* **Written task**
Below is a listing. Return the lines from the one that contains "Write a LaTeX" to the one that contains "(0,0) rectangle (681,423);", both ends included, verbatim and with no pictures.

* **Source records**

==================================================

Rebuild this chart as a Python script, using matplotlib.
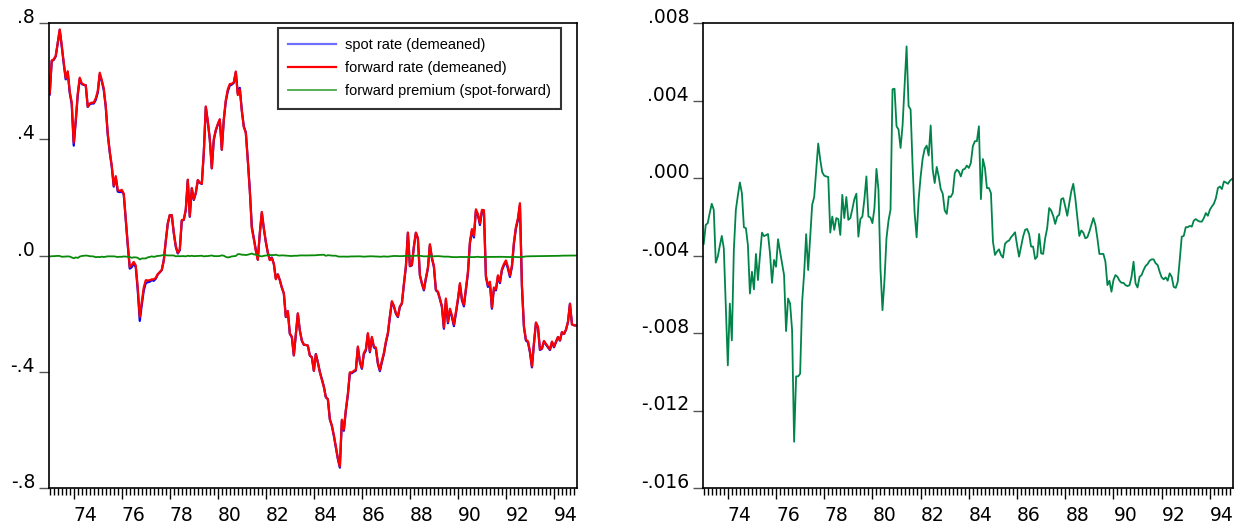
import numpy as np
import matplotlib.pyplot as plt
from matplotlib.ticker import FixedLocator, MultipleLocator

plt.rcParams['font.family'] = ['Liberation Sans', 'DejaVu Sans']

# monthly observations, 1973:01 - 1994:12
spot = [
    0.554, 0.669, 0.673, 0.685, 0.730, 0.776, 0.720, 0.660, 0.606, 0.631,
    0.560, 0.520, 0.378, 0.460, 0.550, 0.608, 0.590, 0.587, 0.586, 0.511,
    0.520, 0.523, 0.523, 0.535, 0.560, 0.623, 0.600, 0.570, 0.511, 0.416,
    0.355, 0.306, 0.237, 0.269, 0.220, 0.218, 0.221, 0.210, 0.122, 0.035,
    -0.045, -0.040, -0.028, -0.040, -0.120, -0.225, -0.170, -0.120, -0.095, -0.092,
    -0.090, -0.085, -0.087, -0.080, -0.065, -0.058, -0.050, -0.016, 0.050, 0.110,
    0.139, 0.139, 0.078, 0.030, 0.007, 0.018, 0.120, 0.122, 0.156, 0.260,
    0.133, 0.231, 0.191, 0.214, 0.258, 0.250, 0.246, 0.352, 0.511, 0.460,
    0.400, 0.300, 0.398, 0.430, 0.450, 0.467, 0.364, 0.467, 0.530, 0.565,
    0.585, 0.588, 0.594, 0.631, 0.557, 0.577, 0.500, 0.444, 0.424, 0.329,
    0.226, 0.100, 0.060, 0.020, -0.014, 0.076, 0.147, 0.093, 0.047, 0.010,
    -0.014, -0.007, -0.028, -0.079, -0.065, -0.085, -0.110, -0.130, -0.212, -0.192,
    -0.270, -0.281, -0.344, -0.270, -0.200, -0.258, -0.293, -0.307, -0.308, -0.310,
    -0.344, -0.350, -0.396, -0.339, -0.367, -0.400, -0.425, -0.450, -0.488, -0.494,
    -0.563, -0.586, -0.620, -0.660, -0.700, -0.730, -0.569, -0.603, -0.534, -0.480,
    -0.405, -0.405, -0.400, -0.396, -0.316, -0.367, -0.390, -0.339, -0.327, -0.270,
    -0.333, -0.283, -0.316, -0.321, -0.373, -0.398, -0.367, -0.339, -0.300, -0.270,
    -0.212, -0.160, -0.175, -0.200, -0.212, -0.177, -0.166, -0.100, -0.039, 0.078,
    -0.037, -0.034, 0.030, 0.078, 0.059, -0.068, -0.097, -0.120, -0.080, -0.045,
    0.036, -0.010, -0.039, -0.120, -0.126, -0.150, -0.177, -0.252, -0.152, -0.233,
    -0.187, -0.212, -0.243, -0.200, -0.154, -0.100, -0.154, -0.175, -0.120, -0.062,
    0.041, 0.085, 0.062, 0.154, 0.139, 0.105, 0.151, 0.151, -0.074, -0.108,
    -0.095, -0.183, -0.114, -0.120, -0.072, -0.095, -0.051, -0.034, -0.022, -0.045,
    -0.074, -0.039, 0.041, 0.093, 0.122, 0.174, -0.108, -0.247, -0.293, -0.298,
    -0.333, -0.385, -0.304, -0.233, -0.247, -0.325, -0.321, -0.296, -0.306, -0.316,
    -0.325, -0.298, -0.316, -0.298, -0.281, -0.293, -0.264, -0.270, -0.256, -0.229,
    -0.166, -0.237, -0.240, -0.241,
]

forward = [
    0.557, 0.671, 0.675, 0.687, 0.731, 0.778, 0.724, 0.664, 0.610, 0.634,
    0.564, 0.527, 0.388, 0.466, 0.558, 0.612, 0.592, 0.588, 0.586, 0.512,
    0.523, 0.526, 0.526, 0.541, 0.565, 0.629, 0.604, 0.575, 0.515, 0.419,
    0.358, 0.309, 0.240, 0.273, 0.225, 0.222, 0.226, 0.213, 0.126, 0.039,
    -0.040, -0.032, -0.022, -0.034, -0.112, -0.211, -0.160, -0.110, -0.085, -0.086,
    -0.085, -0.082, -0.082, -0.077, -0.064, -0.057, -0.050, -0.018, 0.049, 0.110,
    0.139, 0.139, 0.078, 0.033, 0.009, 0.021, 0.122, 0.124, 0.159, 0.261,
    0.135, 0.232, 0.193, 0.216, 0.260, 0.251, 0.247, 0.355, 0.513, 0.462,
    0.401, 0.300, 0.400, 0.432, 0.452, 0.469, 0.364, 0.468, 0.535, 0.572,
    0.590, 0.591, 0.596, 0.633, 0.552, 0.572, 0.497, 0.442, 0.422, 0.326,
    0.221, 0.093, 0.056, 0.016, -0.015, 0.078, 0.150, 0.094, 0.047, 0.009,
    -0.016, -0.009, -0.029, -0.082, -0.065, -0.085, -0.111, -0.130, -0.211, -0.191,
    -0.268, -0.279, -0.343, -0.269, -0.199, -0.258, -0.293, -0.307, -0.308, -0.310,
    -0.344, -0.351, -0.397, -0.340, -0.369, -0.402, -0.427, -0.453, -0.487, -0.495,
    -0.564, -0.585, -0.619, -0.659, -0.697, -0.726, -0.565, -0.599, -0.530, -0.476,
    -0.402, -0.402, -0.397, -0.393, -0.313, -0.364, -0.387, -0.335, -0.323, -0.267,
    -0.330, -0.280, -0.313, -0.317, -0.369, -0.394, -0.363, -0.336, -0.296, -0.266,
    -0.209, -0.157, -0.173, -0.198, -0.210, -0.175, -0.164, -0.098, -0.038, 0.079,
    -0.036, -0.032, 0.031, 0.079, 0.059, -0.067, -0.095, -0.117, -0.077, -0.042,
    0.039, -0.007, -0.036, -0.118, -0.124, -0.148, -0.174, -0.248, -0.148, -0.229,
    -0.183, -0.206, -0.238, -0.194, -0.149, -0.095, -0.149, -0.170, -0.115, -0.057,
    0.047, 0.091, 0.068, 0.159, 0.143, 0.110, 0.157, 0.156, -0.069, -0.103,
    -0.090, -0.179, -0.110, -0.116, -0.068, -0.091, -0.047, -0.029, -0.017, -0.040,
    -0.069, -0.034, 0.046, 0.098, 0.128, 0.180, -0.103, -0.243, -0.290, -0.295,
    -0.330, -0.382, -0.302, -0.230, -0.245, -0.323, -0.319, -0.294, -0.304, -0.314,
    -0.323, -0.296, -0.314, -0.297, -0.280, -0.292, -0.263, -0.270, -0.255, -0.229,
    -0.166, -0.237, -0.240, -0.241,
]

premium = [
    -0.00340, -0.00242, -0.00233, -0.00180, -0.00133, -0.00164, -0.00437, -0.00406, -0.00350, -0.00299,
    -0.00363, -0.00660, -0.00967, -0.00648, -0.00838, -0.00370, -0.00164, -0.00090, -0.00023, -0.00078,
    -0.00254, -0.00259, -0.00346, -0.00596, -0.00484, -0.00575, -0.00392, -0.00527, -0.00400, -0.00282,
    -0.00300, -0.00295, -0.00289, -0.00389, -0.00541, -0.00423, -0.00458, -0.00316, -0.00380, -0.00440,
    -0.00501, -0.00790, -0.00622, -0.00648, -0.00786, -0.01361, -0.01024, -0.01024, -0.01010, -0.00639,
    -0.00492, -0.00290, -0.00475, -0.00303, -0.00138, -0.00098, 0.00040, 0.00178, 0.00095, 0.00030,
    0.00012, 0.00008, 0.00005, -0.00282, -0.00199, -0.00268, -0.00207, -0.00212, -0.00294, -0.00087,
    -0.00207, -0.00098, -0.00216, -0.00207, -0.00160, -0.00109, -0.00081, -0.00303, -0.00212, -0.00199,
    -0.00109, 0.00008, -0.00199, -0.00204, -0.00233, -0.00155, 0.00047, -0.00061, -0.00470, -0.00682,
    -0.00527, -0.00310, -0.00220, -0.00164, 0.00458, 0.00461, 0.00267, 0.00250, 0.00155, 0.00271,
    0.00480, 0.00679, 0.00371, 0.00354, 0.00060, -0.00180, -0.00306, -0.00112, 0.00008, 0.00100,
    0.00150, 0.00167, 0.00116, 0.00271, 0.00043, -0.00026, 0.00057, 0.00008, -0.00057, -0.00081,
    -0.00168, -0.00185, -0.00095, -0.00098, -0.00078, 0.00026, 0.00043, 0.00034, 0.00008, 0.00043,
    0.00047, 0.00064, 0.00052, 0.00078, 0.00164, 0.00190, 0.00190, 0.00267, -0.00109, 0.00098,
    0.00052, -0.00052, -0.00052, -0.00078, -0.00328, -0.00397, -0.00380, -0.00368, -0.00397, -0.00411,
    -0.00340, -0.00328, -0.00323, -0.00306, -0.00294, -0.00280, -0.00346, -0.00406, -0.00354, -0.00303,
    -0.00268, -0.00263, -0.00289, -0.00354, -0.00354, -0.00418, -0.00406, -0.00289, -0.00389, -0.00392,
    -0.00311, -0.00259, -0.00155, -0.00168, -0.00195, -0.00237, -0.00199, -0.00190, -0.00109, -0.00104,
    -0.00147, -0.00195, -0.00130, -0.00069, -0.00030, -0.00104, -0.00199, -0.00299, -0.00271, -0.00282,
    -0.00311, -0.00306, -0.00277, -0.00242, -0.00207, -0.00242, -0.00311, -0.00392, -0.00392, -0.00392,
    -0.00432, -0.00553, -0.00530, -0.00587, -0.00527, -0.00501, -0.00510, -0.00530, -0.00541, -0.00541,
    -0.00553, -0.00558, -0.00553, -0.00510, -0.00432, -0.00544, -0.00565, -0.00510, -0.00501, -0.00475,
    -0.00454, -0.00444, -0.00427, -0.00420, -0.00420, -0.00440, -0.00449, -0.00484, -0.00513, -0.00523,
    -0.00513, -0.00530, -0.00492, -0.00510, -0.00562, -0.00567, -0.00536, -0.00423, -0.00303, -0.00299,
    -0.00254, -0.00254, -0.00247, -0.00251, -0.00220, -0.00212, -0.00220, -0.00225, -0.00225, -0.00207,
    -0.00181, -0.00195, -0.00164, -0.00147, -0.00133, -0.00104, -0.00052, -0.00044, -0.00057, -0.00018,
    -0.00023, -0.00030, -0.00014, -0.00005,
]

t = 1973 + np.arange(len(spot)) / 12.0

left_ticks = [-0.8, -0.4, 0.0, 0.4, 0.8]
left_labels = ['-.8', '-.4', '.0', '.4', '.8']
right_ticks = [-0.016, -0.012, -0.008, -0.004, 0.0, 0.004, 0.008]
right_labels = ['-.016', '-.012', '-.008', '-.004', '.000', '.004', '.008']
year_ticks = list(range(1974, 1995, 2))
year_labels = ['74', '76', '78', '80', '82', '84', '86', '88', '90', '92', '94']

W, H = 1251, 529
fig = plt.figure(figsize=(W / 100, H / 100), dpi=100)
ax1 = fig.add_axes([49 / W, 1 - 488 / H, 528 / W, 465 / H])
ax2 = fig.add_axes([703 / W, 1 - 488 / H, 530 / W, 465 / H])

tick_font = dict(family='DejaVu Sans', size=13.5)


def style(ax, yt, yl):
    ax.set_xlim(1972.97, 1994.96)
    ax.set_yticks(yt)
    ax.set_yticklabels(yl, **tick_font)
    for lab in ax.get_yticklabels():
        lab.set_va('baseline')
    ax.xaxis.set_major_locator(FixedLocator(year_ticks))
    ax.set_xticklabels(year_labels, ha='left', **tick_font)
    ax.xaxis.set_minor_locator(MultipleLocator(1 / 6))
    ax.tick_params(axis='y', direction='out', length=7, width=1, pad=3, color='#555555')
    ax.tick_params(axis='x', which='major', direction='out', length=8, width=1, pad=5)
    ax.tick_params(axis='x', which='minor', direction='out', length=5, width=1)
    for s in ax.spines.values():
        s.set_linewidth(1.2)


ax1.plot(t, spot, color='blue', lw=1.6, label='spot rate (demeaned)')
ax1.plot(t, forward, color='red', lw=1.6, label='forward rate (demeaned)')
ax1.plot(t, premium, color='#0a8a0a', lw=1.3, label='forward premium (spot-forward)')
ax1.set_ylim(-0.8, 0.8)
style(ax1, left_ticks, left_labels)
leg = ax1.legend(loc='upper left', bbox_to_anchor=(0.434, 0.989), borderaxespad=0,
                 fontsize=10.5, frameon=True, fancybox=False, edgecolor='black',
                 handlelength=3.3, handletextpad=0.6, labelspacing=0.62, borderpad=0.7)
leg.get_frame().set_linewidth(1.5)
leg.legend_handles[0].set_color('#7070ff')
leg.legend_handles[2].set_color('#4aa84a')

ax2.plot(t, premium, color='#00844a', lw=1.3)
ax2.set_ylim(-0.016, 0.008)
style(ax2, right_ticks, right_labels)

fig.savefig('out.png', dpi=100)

==================================================

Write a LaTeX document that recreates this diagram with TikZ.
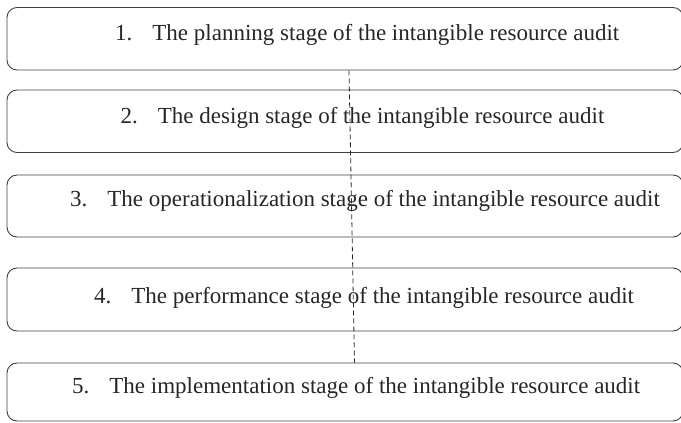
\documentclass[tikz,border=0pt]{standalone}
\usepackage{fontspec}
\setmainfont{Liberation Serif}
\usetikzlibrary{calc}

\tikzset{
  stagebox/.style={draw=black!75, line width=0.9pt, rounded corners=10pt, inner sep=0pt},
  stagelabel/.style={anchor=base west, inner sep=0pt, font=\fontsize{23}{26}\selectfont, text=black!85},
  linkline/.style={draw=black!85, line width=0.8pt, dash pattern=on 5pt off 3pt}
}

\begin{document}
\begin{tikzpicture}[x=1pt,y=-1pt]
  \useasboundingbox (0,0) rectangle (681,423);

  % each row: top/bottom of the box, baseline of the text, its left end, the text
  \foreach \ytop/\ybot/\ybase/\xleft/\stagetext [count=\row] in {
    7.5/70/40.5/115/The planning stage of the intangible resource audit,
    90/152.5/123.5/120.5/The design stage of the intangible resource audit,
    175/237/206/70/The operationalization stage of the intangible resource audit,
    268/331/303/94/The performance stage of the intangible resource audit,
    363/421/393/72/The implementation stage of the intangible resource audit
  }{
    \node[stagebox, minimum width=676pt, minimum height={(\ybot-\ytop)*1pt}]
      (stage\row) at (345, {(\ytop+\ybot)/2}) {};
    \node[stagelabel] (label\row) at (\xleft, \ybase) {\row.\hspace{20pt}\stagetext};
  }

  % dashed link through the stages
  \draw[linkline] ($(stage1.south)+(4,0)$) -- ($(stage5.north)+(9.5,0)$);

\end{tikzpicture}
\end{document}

==================================================

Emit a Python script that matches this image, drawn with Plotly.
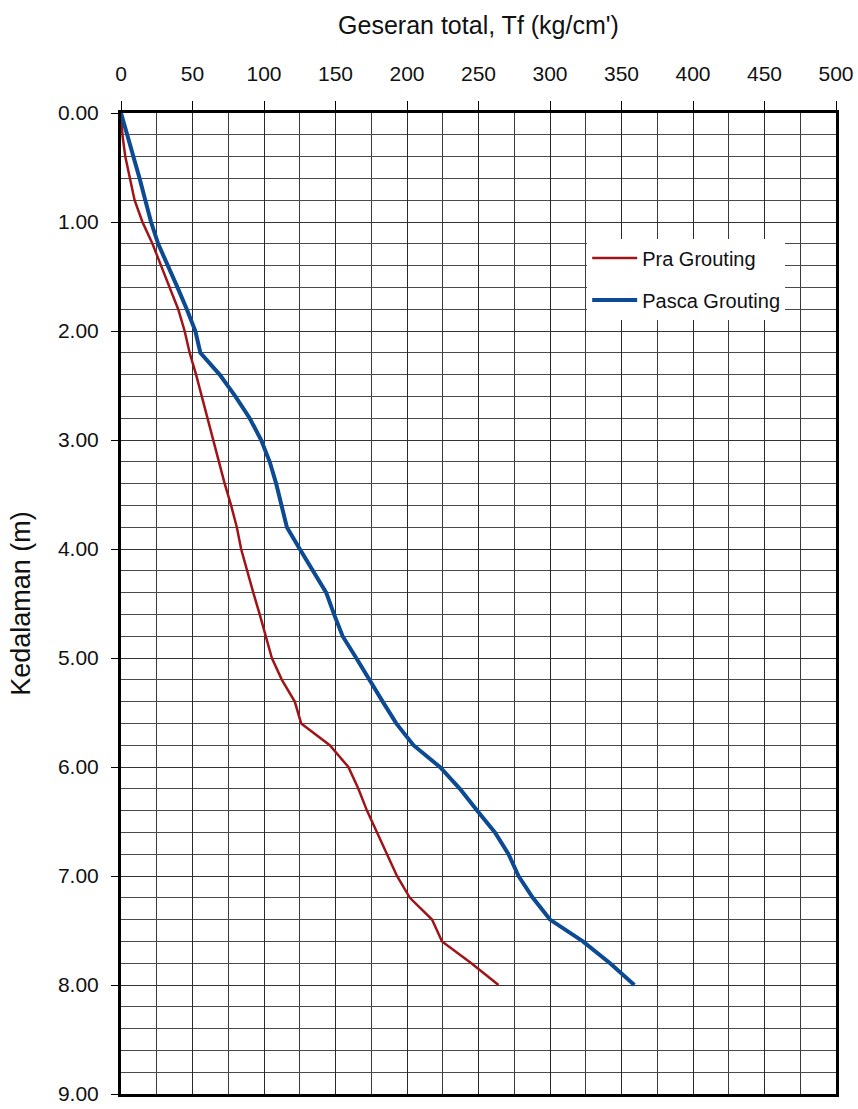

==================================================

* **Output below**
Write a LaTeX document that recreates this diagram with TikZ.
\documentclass[tikz,border=0pt]{standalone}
\usepackage{fontspec}
\setmainfont{Liberation Serif}
\usetikzlibrary{calc}

\tikzset{
  stagebox/.style={draw=black!75, line width=0.9pt, rounded corners=10pt, inner sep=0pt},
  stagelabel/.style={anchor=base west, inner sep=0pt, font=\fontsize{23}{26}\selectfont, text=black!85},
  linkline/.style={draw=black!85, line width=0.8pt, dash pattern=on 5pt off 3pt}
}

\begin{document}
\begin{tikzpicture}[x=1pt,y=-1pt]
  \useasboundingbox (0,0) rectangle (681,423);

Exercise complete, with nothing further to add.